UN Secretary-General Antonio Guterres pointed out that the law signed by Ugandan President Yoweri Museveni on May 29 "conflicts with key international treaties and violates the rights of Ugandan citizens." The UN's Human Rights Office (HRO) previously called for an "urgent" judicial review of the law. It also described the newly-signed act as a "recipe for systemic violations of the rights" of Ugandans.
Stephane Dujarric, spokesman for the UN secretary general, said on May 30 that Guterres was "very concerned" about the new law. He reiterated that the top UN official "again calls on all countries to decriminalize consensual same-sex relationships and transgender people everywhere. To put it clearly, no one should be penalized, jailed, criminalized for whom they love."
"The secretary-general has been very clear and continues to call on all member states to uphold the Universal Declaration of Human Rights, in particular the adherence to the fundamental rights and principles of non-discrimination and respect for personal privacy," said Dujarric.
The Joint United Nations Program on HIV and AIDS, the U.S. President’s Emergency Plan for AIDS Relief and the Global Fund to Fight AIDS, Tuberculosis and Malaria have also released a joint statement condemning the new law.
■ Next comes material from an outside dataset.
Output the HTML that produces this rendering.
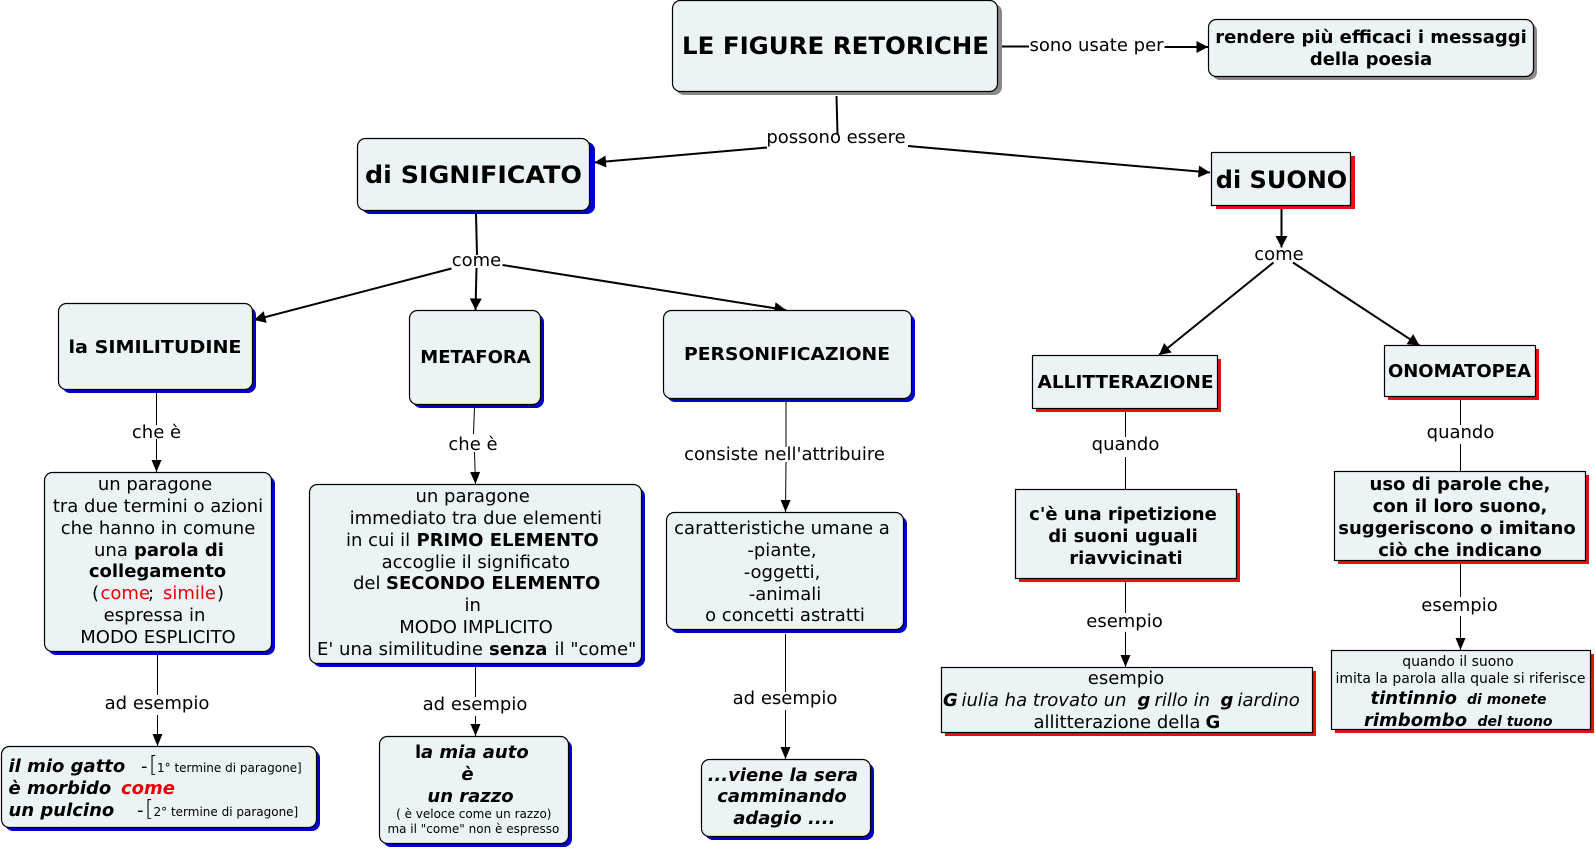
<!DOCTYPE html>
<html lang="it">
<head>
<meta charset="utf-8">
<title>Le figure retoriche</title>
<style>
html,body{margin:0;padding:0;background:#fff}
svg{display:block}
text{font-family:"DejaVu Sans","Liberation Sans",sans-serif;font-size:18px;fill:#000;white-space:pre}
.c{text-anchor:middle}
.b{font-weight:bold}
.i{font-style:italic}
.bi{font-weight:bold;font-style:italic}
.r{fill:#e80000}
.t{font-size:24px;font-weight:bold}
.s{font-size:14px}
.xs{font-size:12px}
.box{fill:#ecf3f5;stroke:#000;stroke-width:1.2}
.blue{fill:#0000cc}
.red{fill:#e81010}
.gray{fill:#888}
.th{stroke:#000;stroke-width:2;fill:none}
.tn{stroke:#000;stroke-width:1;fill:none}
</style>
</head>
<body>
<svg width="1596" height="850" viewBox="0 0 1596 850" xmlns="http://www.w3.org/2000/svg">
<defs>
<marker id="a" markerUnits="userSpaceOnUse" markerWidth="13" markerHeight="14" refX="12" refY="7" orient="auto"><path d="M0.5 1L12 7L0.5 13z" fill="#000"/></marker>
<marker id="n" markerUnits="userSpaceOnUse" markerWidth="14" markerHeight="12" refX="13" refY="6" orient="auto"><path d="M1 1L13 6L1 11z" fill="#000"/></marker>
</defs>

<!-- thick connectors -->
<path class="th" d="M836.5 96L837.5 134"/>
<path class="th" d="M767 147.5L594.5 162.5" marker-end="url(#a)"/>
<path class="th" d="M908 146L1210 172.5" marker-end="url(#a)"/>
<path class="th" d="M1001 46.5H1029"/>
<path class="th" d="M1164.5 47H1208" marker-end="url(#a)"/>
<path class="th" d="M476 214L477 255"/>
<path class="th" d="M476.5 268L475.5 310" marker-end="url(#a)"/>
<path class="th" d="M451.5 268.5L254 320" marker-end="url(#a)"/>
<path class="th" d="M502.5 265L786 310" marker-end="url(#a)"/>
<path class="th" d="M1281.5 209V247.5" marker-end="url(#a)"/>
<path class="th" d="M1273.5 262.5L1159 355" marker-end="url(#a)"/>
<path class="th" d="M1293 262.5L1419.5 345.5" marker-end="url(#a)"/>

<!-- thin connectors -->
<path class="tn" d="M156.5 392V425"/>
<path class="tn" d="M156.5 439V472" marker-end="url(#n)"/>
<path class="tn" d="M474.5 407L473.5 434"/>
<path class="tn" d="M474.5 452L475.5 484" marker-end="url(#n)"/>
<path class="tn" d="M786 401V447"/>
<path class="tn" d="M786 462L785.5 512" marker-end="url(#n)"/>
<path class="tn" d="M1125.5 412V437"/>
<path class="tn" d="M1125.5 457V489"/>
<path class="tn" d="M1460.5 400V425"/>
<path class="tn" d="M1460.5 444V471"/>
<path class="tn" d="M1125.5 581V613"/>
<path class="tn" d="M1125.5 632V667" marker-end="url(#n)"/>
<path class="tn" d="M1460.5 564V597"/>
<path class="tn" d="M1460.5 616V650" marker-end="url(#n)"/>
<path class="tn" d="M157.5 655V695"/>
<path class="tn" d="M157.5 715V746" marker-end="url(#n)"/>
<path class="tn" d="M475.5 667V697"/>
<path class="tn" d="M475.5 716V736" marker-end="url(#n)"/>
<path class="tn" d="M785.5 634V692"/>
<path class="tn" d="M785.5 710V759" marker-end="url(#n)"/>

<!-- shadows -->
<rect class="gray" x="676" y="4" width="326" height="91" rx="8"/>
<rect class="gray" x="1212" y="23" width="325" height="57" rx="8"/>
<rect class="blue" x="362" y="142" width="233" height="72" rx="8"/>
<rect class="blue" x="62" y="307" width="194" height="86" rx="8"/>
<rect class="blue" x="413" y="314" width="131" height="94" rx="8"/>
<rect class="blue" x="667" y="314" width="248" height="88" rx="8"/>
<rect class="blue" x="48" y="476" width="227" height="179" rx="8"/>
<rect class="blue" x="313" y="488" width="332" height="179" rx="8"/>
<rect class="blue" x="670" y="516" width="237" height="117" rx="8"/>
<rect class="blue" x="5" y="750" width="315" height="81" rx="8"/>
<rect class="blue" x="383" y="740" width="189" height="107" rx="8"/>
<rect class="blue" x="705" y="763" width="169" height="77" rx="8"/>
<rect class="red" x="1216" y="156" width="139" height="53"/>
<rect class="red" x="1036" y="359" width="185" height="53"/>
<rect class="red" x="1388" y="349" width="151" height="51"/>
<rect class="red" x="1019" y="493" width="221" height="89"/>
<rect class="red" x="1338" y="475" width="251" height="89"/>
<rect class="red" x="945" y="671" width="371" height="65"/>
<rect class="red" x="1335" y="654" width="259" height="79"/>

<!-- boxes -->
<rect class="box" x="672.5" y="0.5" width="325" height="91" rx="8"/>
<rect class="box" x="1208.5" y="19.5" width="325" height="57" rx="8"/>
<rect class="box" x="357.5" y="138.5" width="232" height="72" rx="8"/>
<rect class="box" x="58.5" y="303.5" width="194" height="86" rx="8"/>
<rect class="box" x="409.5" y="310.5" width="131" height="94" rx="8"/>
<rect class="box" x="663.5" y="310.5" width="248" height="88" rx="8"/>
<rect class="box" x="44.5" y="472.5" width="227" height="179" rx="8"/>
<rect class="box" x="309.5" y="484.5" width="332" height="179" rx="8"/>
<rect class="box" x="666.5" y="512.5" width="237" height="117" rx="8"/>
<rect class="box" x="1.5" y="746.5" width="315" height="81" rx="8"/>
<rect class="box" x="379.5" y="736.5" width="189" height="107" rx="8"/>
<rect class="box" x="701.5" y="759.5" width="169" height="77" rx="8"/>
<rect class="box" x="1211.5" y="152.5" width="139" height="53"/>
<rect class="box" x="1032.5" y="355.5" width="185" height="53"/>
<rect class="box" x="1384.5" y="345.5" width="151" height="51"/>
<rect class="box" x="1015.5" y="489.5" width="221" height="89"/>
<rect class="box" x="1334.5" y="471.5" width="251" height="89"/>
<rect class="box" x="941.5" y="667.5" width="371" height="65"/>
<rect class="box" x="1331.5" y="650.5" width="259" height="79"/>

<!-- top labels -->
<text class="t" x="682" y="54" textLength="307" lengthAdjust="spacingAndGlyphs">LE FIGURE RETORICHE</text>
<text class="c b" x="1371" y="43">rendere più efficaci i messaggi</text>
<text class="c b" x="1371" y="65">della poesia</text>
<text class="c" x="1096.5" y="51">sono usate per</text>
<text class="c" x="836" y="143">possono essere</text>
<text class="t" x="365" y="183" textLength="217" lengthAdjust="spacingAndGlyphs">di SIGNIFICATO</text>
<text class="c t" x="1281.5" y="188">di SUONO</text>
<text class="c" x="476.5" y="266">come</text>
<text class="c" x="1279" y="260">come</text>
<text class="b" x="68.5" y="353" textLength="173" lengthAdjust="spacingAndGlyphs">la SIMILITUDINE</text>
<text class="c b" x="475.5" y="363">METAFORA</text>
<text class="b" x="684" y="360" textLength="206" lengthAdjust="spacingAndGlyphs">PERSONIFICAZIONE</text>
<text class="b" x="1037.5" y="388" textLength="176" lengthAdjust="spacingAndGlyphs">ALLITTERAZIONE</text>
<text class="c b" x="1459.5" y="377">ONOMATOPEA</text>

<!-- connector labels -->
<text class="c" x="156.5" y="438">che è</text>
<text class="c" x="473" y="450">che è</text>
<text class="c" x="784.5" y="460">consiste nell'attribuire</text>
<text class="c" x="1125.5" y="450">quando</text>
<text class="c" x="1460.5" y="438">quando</text>
<text class="c" x="1124.5" y="627">esempio</text>
<text class="c" x="1459.5" y="611">esempio</text>
<text class="c" x="157" y="709">ad esempio</text>
<text class="c" x="475" y="710">ad esempio</text>
<text class="c" x="785" y="704">ad esempio</text>

<!-- un paragone 1 -->
<text class="c" x="155" y="490">un paragone</text>
<text class="c" x="158" y="512">tra due termini o azioni</text>
<text class="c" x="158" y="534">che hanno in comune</text>
<text y="556"><tspan x="94">una </tspan><tspan class="b" x="134">parola di</tspan></text>
<text class="c b" x="157.5" y="577">collegamento</text>
<text y="599"><tspan x="92">(</tspan><tspan class="r" x="100.5">come</tspan><tspan x="148">;</tspan><tspan class="r" x="163">simile</tspan><tspan x="217">)</tspan></text>
<text class="c" x="154.5" y="621">espressa in</text>
<text class="c" x="158" y="643">MODO ESPLICITO</text>

<!-- un paragone 2 -->
<text class="c" x="472.7" y="502">un paragone</text>
<text class="c" x="475.8" y="524">immediato tra due elementi</text>
<text y="546"><tspan x="346">in cui il </tspan><tspan class="b" x="416.5">PRIMO ELEMENTO</tspan></text>
<text class="c" x="475.8" y="568">accoglie il significato</text>
<text y="589"><tspan x="353">del </tspan><tspan class="b" x="386">SECONDO ELEMENTO</tspan></text>
<text class="c" x="472.7" y="611">in</text>
<text class="c" x="476" y="633">MODO IMPLICITO</text>
<text y="655"><tspan x="317">E' una similitudine </tspan><tspan class="b" x="489">senza</tspan><tspan x="554.5">il "come"</tspan></text>

<!-- caratteristiche -->
<text class="c" x="782" y="534">caratteristiche umane a</text>
<text class="c" x="782" y="556">-piante,</text>
<text class="c" x="782" y="578">-oggetti,</text>
<text class="c" x="785" y="600">-animali</text>
<text class="c" x="785" y="621">o concetti astratti</text>

<!-- c'e -->
<text class="c b" x="1123" y="520">c'è una ripetizione</text>
<text class="c b" x="1123" y="542">di suoni uguali</text>
<text class="c b" x="1126" y="564">riavvicinati</text>

<!-- uso -->
<text class="c b" x="1460" y="490">uso di parole che,</text>
<text class="c b" x="1460" y="512">con il loro suono,</text>
<text class="c b" x="1457" y="534">suggeriscono o imitano</text>
<text class="c b" x="1460" y="556">ciò che indicano</text>

<!-- esempio box -->
<text class="c" x="1126" y="684">esempio</text>
<text y="706"><tspan class="bi" x="943">G</tspan><tspan class="i" x="961.5">iulia ha trovato un</tspan><tspan class="bi" x="1137.5">g</tspan><tspan class="i" x="1154.5">rillo in</tspan><tspan class="bi" x="1220.5">g</tspan><tspan class="i" x="1237.5">iardino</tspan></text>
<text y="728"><tspan x="1033.5">allitterazione della</tspan><tspan class="b" x="1205.5">G</tspan></text>

<!-- quando box -->
<text class="c s" x="1458" y="666">quando il suono</text>
<text class="c s" x="1460.5" y="683">imita la parola alla quale si riferisce</text>
<text y="704"><tspan class="bi" x="1370.5">tintinnio</tspan><tspan class="bi s" x="1467">di monete</tspan></text>
<text y="726"><tspan class="bi" x="1364">rimbombo</tspan><tspan class="bi s" x="1477.5">del tuono</tspan></text>

<!-- il mio gatto -->
<text y="772"><tspan class="bi" x="8.5">il mio gatto</tspan><tspan x="141">-</tspan><tspan x="149" style="font-size:22px;font-weight:100">[</tspan><tspan class="xs" x="157">1° termine di paragone]</tspan></text>
<text y="794"><tspan class="bi" x="8.5">è morbido</tspan><tspan class="bi r" x="121">come</tspan></text>
<text y="816"><tspan class="bi" x="8.5">un pulcino</tspan><tspan x="137">-</tspan><tspan x="145" style="font-size:22px;font-weight:100">[</tspan><tspan class="xs" x="153.5">2° termine di paragone]</tspan></text>

<!-- la mia auto -->
<text y="758"><tspan class="b" x="415">l</tspan><tspan class="bi" x="421">a mia auto</tspan></text>
<text class="c bi" x="467.5" y="780">è</text>
<text class="c bi" x="470.5" y="802">un razzo</text>
<text class="c xs" x="473.8" y="818">( è veloce come un razzo)</text>
<text class="c xs" x="473.4" y="833">ma il "come" non è espresso</text>

<!-- viene -->
<text class="c bi" x="782.8" y="781">...viene la sera</text>
<text class="c bi" x="782" y="802">camminando</text>
<text class="c bi" x="784.3" y="824">adagio ....</text>
</svg>
</body>
</html>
The three organizations expressed deep concern over the "harmful impact" of the newly-signed law on public health and the HIV response, adding that "stigma and discrimination associated with the passage of the Act have already led to reduced access to prevention as well as treatment services" for Ugandan LGBT.
"Uganda's progress on its HIV response is now in grave jeopardy," it noted. "The Anti-Homosexuality Act [of] 2023 will obstruct health education and the outreach that can help end AIDS as a public health threat."
The Anti-Homosexuality Act of 2023 stipulates the death penalty for "aggravated homosexuality" – which includes engaging in sexual intercourse with another member of the family, committing sexual crimes against children and having sex while HIV-positive. A suspect convicted of "attempted aggravated homosexuality" can face jail time of up to 14 years. Meanwhile, anyone found "promoting" homosexuality could be put behind bars for 20 years.
U.S. President Joe Biden blasted the new law in a May 29 statement. He described the new law as "a tragic violation of universal human rights – one that is not worthy of the Ugandan people and one that jeopardizes the prospects of critical economic growth for the entire country."
"I join with people around the world, including many in Uganda, in calling for its immediate repeal," he said. "No one should have to live in constant fear for their life or being subjected to violence and discrimination. It is wrong."
Washington had previously warned of "repercussions" the East African nation could suffer – including possible visa restrictions, cuts to aid budgets and even economic sanctions. However, a lawmaker from Uganda blasted the U.S. for its selective imposition of sanctions due to Kampala's approval of the Anti-Homosexuality Act of 2023.
Asuman Basalirwa, a member of the unicameral Parliament of Uganda of the Bugiri Municipality, told RT on May 29 that decisions on internal affairs should be left to each country.
"I have no problem with the way a country manages their affairs," he said. "My only problem with these people is single-picking. This law here was signed by the president of the Republic of Uganda." (Related: Ugandan President Museveni signs anti-LGBT legislation that stipulates DEATH PENALTY for "aggravated homosexuality.")
Basalirwa even escalated things to a higher notch by issuing a challenge: "May I invite America, Canada, Britain and the entire Europe to cancel the visa of [Ugandan President Yoweri] Museveni?"